What made me think of the O’Brien—Ketchel fight was the fact that in the last second of the final round of a run-of-the-mill fight at Madison Square Garden in October, 1954, I saw a young colored light heavyweight named Floyd Patterson knock Joe Gannon through the ropes with a punch that would surely have been a knockout if the final bell hadn’t sounded just as the victim fell. It’s the only time I’ve seen this happen in what must be several hundred fights I’ve watched. (I started going to them in about 1920, and while I’ve never attended more than about a dozen cards in a year, they begin to mount up.) Since this was an eight-round bout, the mathematical odds against the thing’s coming off in the last second were 1,439 to 1. Another odd feature of the bout was that it was limited to eight rounds to protect Patterson, who is not yet twenty and therefore, in the eyes of the Athletic Commission, too tender a vessel for a longer course. If there had been a ninth round, the other fellow wouldn’t have been able to come up for it.

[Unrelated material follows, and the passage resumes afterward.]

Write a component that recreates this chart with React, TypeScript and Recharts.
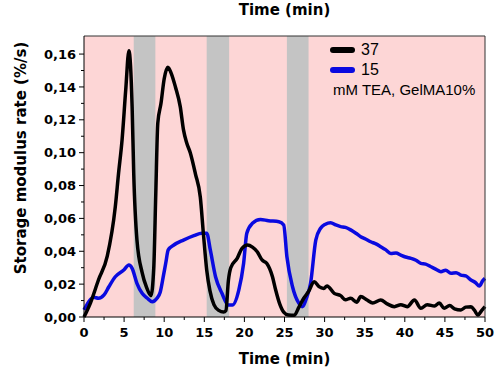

Fight snobs will consider my analogy with O’Brien and Ketchel sacrilegious, because, as I have said, this Garden bout wasn’t much of a fight. Moreover, it developed later that Gannon wasn’t leading on points in the opinions of the judges, the referee, the newspapermen, or the people watching the show on television. He was walking a tightrope from the first round on. But for two friends of Gannon’s who sat behind me he had run up a bigger lead than old Philadelphia Jack enjoyed when Ketchel caught him. I went to the fight because I wanted to see how far Patterson had progressed since turning professional in 1952, and I suppose that the same curiosity brought out most of the rest of the small crowd. Among the exceptions were half a hundred Occidentals wearing Chinese lampshade hats, whom I took to be delegates to some convention of Shriners or Red Men of the World. I learned later they were Philadelphia rooters for a lightweight named Jimmy Soo, whose father runs a Chinese restaurant down there.